→ Exercise brief
All the data must come back unchanged, except that pictures are left out.

→ Task material
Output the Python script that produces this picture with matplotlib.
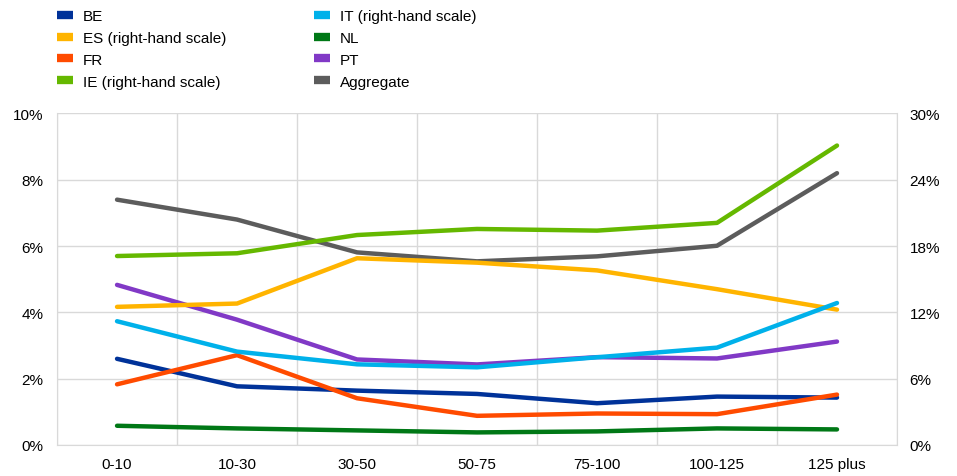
import matplotlib
matplotlib.use('Agg')
import matplotlib.pyplot as plt
import numpy as np
from matplotlib.ticker import FuncFormatter
from matplotlib.lines import Line2D

plt.rcParams['font.family'] = ['Liberation Sans', 'DejaVu Sans']

categories = ["0-10", "10-30", "30-50", "50-75", "75-100", "100-125", "125 plus"]

# left-hand scale (%)
be = [2.60, 1.77, 1.64, 1.54, 1.26, 1.46, 1.43]
fr = [1.83, 2.71, 1.41, 0.88, 0.95, 0.93, 1.52]
nl = [0.58, 0.50, 0.44, 0.38, 0.41, 0.50, 0.47]
pt = [4.83, 3.78, 2.58, 2.43, 2.65, 2.61, 3.12]
aggregate = [7.40, 6.80, 5.81, 5.54, 5.69, 6.01, 8.20]

# right-hand scale (%)
es = [12.5, 12.8, 16.9, 16.5, 15.8, 14.1, 12.25]
ie = [17.1, 17.35, 19.0, 19.55, 19.4, 20.1, 27.1]
it = [11.2, 8.45, 7.3, 7.03, 7.94, 8.81, 12.85]

COLORS = {
    "BE": "#003299",
    "ES": "#FFB400",
    "FR": "#FF4B00",
    "IE": "#65B800",
    "IT": "#00B1EA",
    "NL": "#007816",
    "PT": "#8139C6",
    "Aggregate": "#5C5C5C",
}

fig = plt.figure(figsize=(9.57, 4.77), dpi=100)
ax = fig.add_axes([0.0596, 0.065, 0.8777, 0.695])
ax2 = ax.twinx()

x = np.arange(len(categories))
lw = 3.2

lines = {}
lines["BE"], = ax.plot(x, be, color=COLORS["BE"], lw=lw, solid_capstyle='round', label="BE")
lines["FR"], = ax.plot(x, fr, color=COLORS["FR"], lw=lw, solid_capstyle='round', label="FR")
lines["NL"], = ax.plot(x, nl, color=COLORS["NL"], lw=lw, solid_capstyle='round', label="NL")
lines["PT"], = ax.plot(x, pt, color=COLORS["PT"], lw=lw, solid_capstyle='round', label="PT")
lines["Aggregate"], = ax.plot(x, aggregate, color=COLORS["Aggregate"], lw=lw,
                              solid_capstyle='round', label="Aggregate")
lines["ES"], = ax2.plot(x, es, color=COLORS["ES"], lw=lw, solid_capstyle='round',
                        label="ES (right-hand scale)")
lines["IE"], = ax2.plot(x, ie, color=COLORS["IE"], lw=lw, solid_capstyle='round',
                        label="IE (right-hand scale)")
lines["IT"], = ax2.plot(x, it, color=COLORS["IT"], lw=lw, solid_capstyle='round',
                        label="IT (right-hand scale)")

ax.set_xlim(-0.5, len(categories) - 0.5)
ax.set_ylim(0, 10)
ax2.set_ylim(0, 30)
ax.set_yticks(np.arange(0, 11, 2))
ax2.set_yticks(np.arange(0, 31, 6))
ax.yaxis.set_major_formatter(FuncFormatter(lambda v, p: "%d%%" % v))
ax2.yaxis.set_major_formatter(FuncFormatter(lambda v, p: "%d%%" % v))

ax.set_xticks(x)
ax.set_xticklabels(categories)
ax.set_xticks(np.arange(-0.5, len(categories), 1), minor=True)
ax.grid(True, which='minor', axis='x', color='#d9d9d9', lw=1)
ax.grid(True, which='major', axis='y', color='#d9d9d9', lw=1)
ax.set_axisbelow(True)

for a in (ax, ax2):
    a.tick_params(which='both', length=0, labelsize=11, colors='#000000')
    for s in a.spines.values():
        s.set_visible(False)
ax.tick_params(axis='y', pad=10)
ax2.tick_params(axis='y', pad=9)
ax.tick_params(axis='x', pad=9)
for side in ('bottom', 'left', 'right'):
    ax.spines[side].set_visible(True)
    ax.spines[side].set_color('#d9d9d9')

order = ["BE", "ES", "FR", "IE", "IT", "NL", "PT", "Aggregate"]
handles = [lines[k] for k in order]
leg_handles = [Line2D([], [], color=h.get_color(), lw=6, solid_capstyle='butt') for h in handles]
fig.legend(leg_handles, [h.get_label() for h in handles], ncol=2, loc='upper left',
           bbox_to_anchor=(0.045, 1.008), frameon=False, fontsize=11,
           handlelength=1.05, handletextpad=0.65, columnspacing=5.75, labelspacing=0.52)

fig.savefig("out.png", dpi=100)
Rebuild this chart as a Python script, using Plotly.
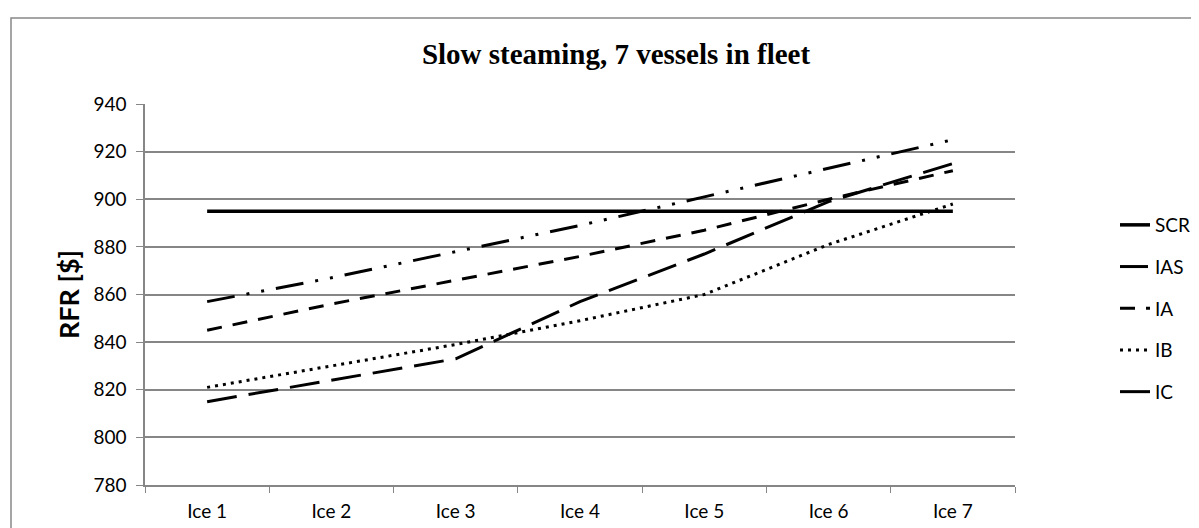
import plotly.graph_objects as go

categories = ['Ice 1', 'Ice 2', 'Ice 3', 'Ice 4', 'Ice 5', 'Ice 6', 'Ice 7']
scr = [895, 895, 895, 895, 895, 895, 895]
ias = [857, 867, 878, 889, 901, 913, 925]
ia = [845, 856, 866, 876, 887, 900, 912]
ib = [821, 830, 839, 849, 860, 881, 898]
ic = [815, 824, 833, 857, 877, 899, 915]

series = [
    ('SCR', scr, 'solid', 3.5),
    ('IAS', ias, '28px,12px,3px,12px,3px,12px', 3),
    ('IA', ia, '15px,11px', 3),
    ('IB', ib, '3px,5px', 3),
    ('IC', ic, '30px,12px', 3),
]

fig = go.Figure()
for name, values, dash, width in series:
    fig.add_trace(go.Scatter(x=categories, y=values, mode='lines', name=name,
                             legendgroup=name,
                             line=dict(color='black', width=width, dash=dash)))

fig.update_layout(
    width=1199, height=528,
    margin=dict(l=137, r=192, t=96, b=51),
    plot_bgcolor='white', paper_bgcolor='white',
    font=dict(family='Lato', size=19, color='black'),
    title=dict(text='<b>Slow steaming, 7 vessels in fleet</b>',
               font=dict(family='Liberation Serif', size=29, color='black'),
               xref='container', x=608 / 1199, xanchor='center',
               yref='container', y=1 - 46 / 528, yanchor='middle'),
    showlegend=True,
    legend=dict(x=(1107 - 137) / 870, xanchor='left', y=(477 - 198) / 381, yanchor='top',
                tracegroupgap=14, font=dict(family='Lato', size=19),
                bgcolor='rgba(0,0,0,0)'),
    shapes=[dict(type='rect', xref='paper', yref='paper',
                 x0=(3 - 137) / 870, x1=(1230 - 137) / 870,
                 y0=(477 - 540) / 381, y1=(477 - 10) / 381,
                 line=dict(color='#888888', width=1.5), layer='below')],
)
fig.update_xaxes(
    type='category', range=[-0.5, 6.5], showgrid=False,
    showline=True, linecolor='#868686', linewidth=1.5,
    ticks='outside', tickson='boundaries', ticklen=6, tickcolor='#868686',
    ticklabelstandoff=8,
    tickfont=dict(family='Lato', size=19, color='black'),
)
fig.update_yaxes(
    range=[780, 940], dtick=20, showgrid=True, gridcolor='#868686', gridwidth=1.5,
    showline=True, linecolor='#868686', linewidth=1.5,
    ticks='outside', ticklen=7, tickcolor='#868686',
    ticklabelstandoff=6,
    tickfont=dict(family='Lato', size=19, color='black'),
    title=dict(text='<b>RFR [$]</b>', font=dict(family='Lato', size=27, color='black'),
               standoff=6),
    zeroline=False,
)

fig.write_html('out.html')
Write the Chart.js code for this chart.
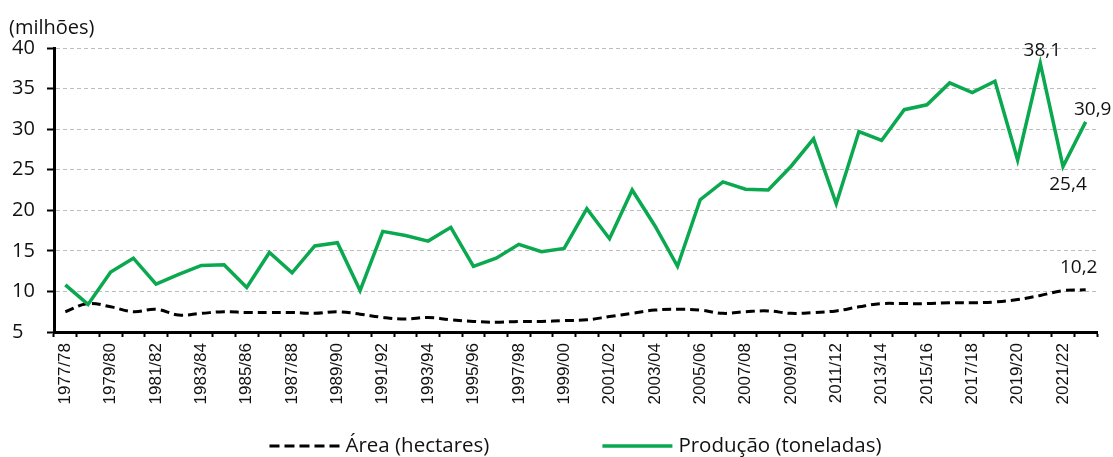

→ Complete output
Output the Python script that produces this picture with matplotlib.
import matplotlib
matplotlib.use('Agg')
import matplotlib.pyplot as plt
import numpy as np
from matplotlib.ticker import FuncFormatter
from matplotlib.lines import Line2D

plt.rcParams['font.family'] = ['Liberation Sans', 'DejaVu Sans']

categories = ["0-10", "10-30", "30-50", "50-75", "75-100", "100-125", "125 plus"]

# left-hand scale (%)
be = [2.60, 1.77, 1.64, 1.54, 1.26, 1.46, 1.43]
fr = [1.83, 2.71, 1.41, 0.88, 0.95, 0.93, 1.52]
nl = [0.58, 0.50, 0.44, 0.38, 0.41, 0.50, 0.47]
pt = [4.83, 3.78, 2.58, 2.43, 2.65, 2.61, 3.12]
aggregate = [7.40, 6.80, 5.81, 5.54, 5.69, 6.01, 8.20]

# right-hand scale (%)
es = [12.5, 12.8, 16.9, 16.5, 15.8, 14.1, 12.25]
ie = [17.1, 17.35, 19.0, 19.55, 19.4, 20.1, 27.1]
it = [11.2, 8.45, 7.3, 7.03, 7.94, 8.81, 12.85]

COLORS = {
    "BE": "#003299",
    "ES": "#FFB400",
    "FR": "#FF4B00",
    "IE": "#65B800",
    "IT": "#00B1EA",
    "NL": "#007816",
    "PT": "#8139C6",
    "Aggregate": "#5C5C5C",
}

fig = plt.figure(figsize=(9.57, 4.77), dpi=100)
ax = fig.add_axes([0.0596, 0.065, 0.8777, 0.695])
ax2 = ax.twinx()

x = np.arange(len(categories))
lw = 3.2

lines = {}
lines["BE"], = ax.plot(x, be, color=COLORS["BE"], lw=lw, solid_capstyle='round', label="BE")
lines["FR"], = ax.plot(x, fr, color=COLORS["FR"], lw=lw, solid_capstyle='round', label="FR")
lines["NL"], = ax.plot(x, nl, color=COLORS["NL"], lw=lw, solid_capstyle='round', label="NL")
lines["PT"], = ax.plot(x, pt, color=COLORS["PT"], lw=lw, solid_capstyle='round', label="PT")
lines["Aggregate"], = ax.plot(x, aggregate, color=COLORS["Aggregate"], lw=lw,
                              solid_capstyle='round', label="Aggregate")
lines["ES"], = ax2.plot(x, es, color=COLORS["ES"], lw=lw, solid_capstyle='round',
                        label="ES (right-hand scale)")
lines["IE"], = ax2.plot(x, ie, color=COLORS["IE"], lw=lw, solid_capstyle='round',
                        label="IE (right-hand scale)")
lines["IT"], = ax2.plot(x, it, color=COLORS["IT"], lw=lw, solid_capstyle='round',
                        label="IT (right-hand scale)")

ax.set_xlim(-0.5, len(categories) - 0.5)
ax.set_ylim(0, 10)
ax2.set_ylim(0, 30)
ax.set_yticks(np.arange(0, 11, 2))
ax2.set_yticks(np.arange(0, 31, 6))
ax.yaxis.set_major_formatter(FuncFormatter(lambda v, p: "%d%%" % v))
ax2.yaxis.set_major_formatter(FuncFormatter(lambda v, p: "%d%%" % v))

ax.set_xticks(x)
ax.set_xticklabels(categories)
ax.set_xticks(np.arange(-0.5, len(categories), 1), minor=True)
ax.grid(True, which='minor', axis='x', color='#d9d9d9', lw=1)
ax.grid(True, which='major', axis='y', color='#d9d9d9', lw=1)
ax.set_axisbelow(True)

for a in (ax, ax2):
    a.tick_params(which='both', length=0, labelsize=11, colors='#000000')
    for s in a.spines.values():
        s.set_visible(False)
ax.tick_params(axis='y', pad=10)
ax2.tick_params(axis='y', pad=9)
ax.tick_params(axis='x', pad=9)
for side in ('bottom', 'left', 'right'):
    ax.spines[side].set_visible(True)
    ax.spines[side].set_color('#d9d9d9')

order = ["BE", "ES", "FR", "IE", "IT", "NL", "PT", "Aggregate"]
handles = [lines[k] for k in order]
leg_handles = [Line2D([], [], color=h.get_color(), lw=6, solid_capstyle='butt') for h in handles]
fig.legend(leg_handles, [h.get_label() for h in handles], ncol=2, loc='upper left',
           bbox_to_anchor=(0.045, 1.008), frameon=False, fontsize=11,
           handlelength=1.05, handletextpad=0.65, columnspacing=5.75, labelspacing=0.52)

fig.savefig("out.png", dpi=100)
Rebuild this chart as a Python script, using Plotly.
import plotly.graph_objects as go

categories = ['Ice 1', 'Ice 2', 'Ice 3', 'Ice 4', 'Ice 5', 'Ice 6', 'Ice 7']
scr = [895, 895, 895, 895, 895, 895, 895]
ias = [857, 867, 878, 889, 901, 913, 925]
ia = [845, 856, 866, 876, 887, 900, 912]
ib = [821, 830, 839, 849, 860, 881, 898]
ic = [815, 824, 833, 857, 877, 899, 915]

series = [
    ('SCR', scr, 'solid', 3.5),
    ('IAS', ias, '28px,12px,3px,12px,3px,12px', 3),
    ('IA', ia, '15px,11px', 3),
    ('IB', ib, '3px,5px', 3),
    ('IC', ic, '30px,12px', 3),
]

fig = go.Figure()
for name, values, dash, width in series:
    fig.add_trace(go.Scatter(x=categories, y=values, mode='lines', name=name,
                             legendgroup=name,
                             line=dict(color='black', width=width, dash=dash)))

fig.update_layout(
    width=1199, height=528,
    margin=dict(l=137, r=192, t=96, b=51),
    plot_bgcolor='white', paper_bgcolor='white',
    font=dict(family='Lato', size=19, color='black'),
    title=dict(text='<b>Slow steaming, 7 vessels in fleet</b>',
               font=dict(family='Liberation Serif', size=29, color='black'),
               xref='container', x=608 / 1199, xanchor='center',
               yref='container', y=1 - 46 / 528, yanchor='middle'),
    showlegend=True,
    legend=dict(x=(1107 - 137) / 870, xanchor='left', y=(477 - 198) / 381, yanchor='top',
                tracegroupgap=14, font=dict(family='Lato', size=19),
                bgcolor='rgba(0,0,0,0)'),
    shapes=[dict(type='rect', xref='paper', yref='paper',
                 x0=(3 - 137) / 870, x1=(1230 - 137) / 870,
                 y0=(477 - 540) / 381, y1=(477 - 10) / 381,
                 line=dict(color='#888888', width=1.5), layer='below')],
)
fig.update_xaxes(
    type='category', range=[-0.5, 6.5], showgrid=False,
    showline=True, linecolor='#868686', linewidth=1.5,
    ticks='outside', tickson='boundaries', ticklen=6, tickcolor='#868686',
    ticklabelstandoff=8,
    tickfont=dict(family='Lato', size=19, color='black'),
)
fig.update_yaxes(
    range=[780, 940], dtick=20, showgrid=True, gridcolor='#868686', gridwidth=1.5,
    showline=True, linecolor='#868686', linewidth=1.5,
    ticks='outside', ticklen=7, tickcolor='#868686',
    ticklabelstandoff=6,
    tickfont=dict(family='Lato', size=19, color='black'),
    title=dict(text='<b>RFR [$]</b>', font=dict(family='Lato', size=27, color='black'),
               standoff=6),
    zeroline=False,
)

fig.write_html('out.html')
Write the Chart.js code for this chart.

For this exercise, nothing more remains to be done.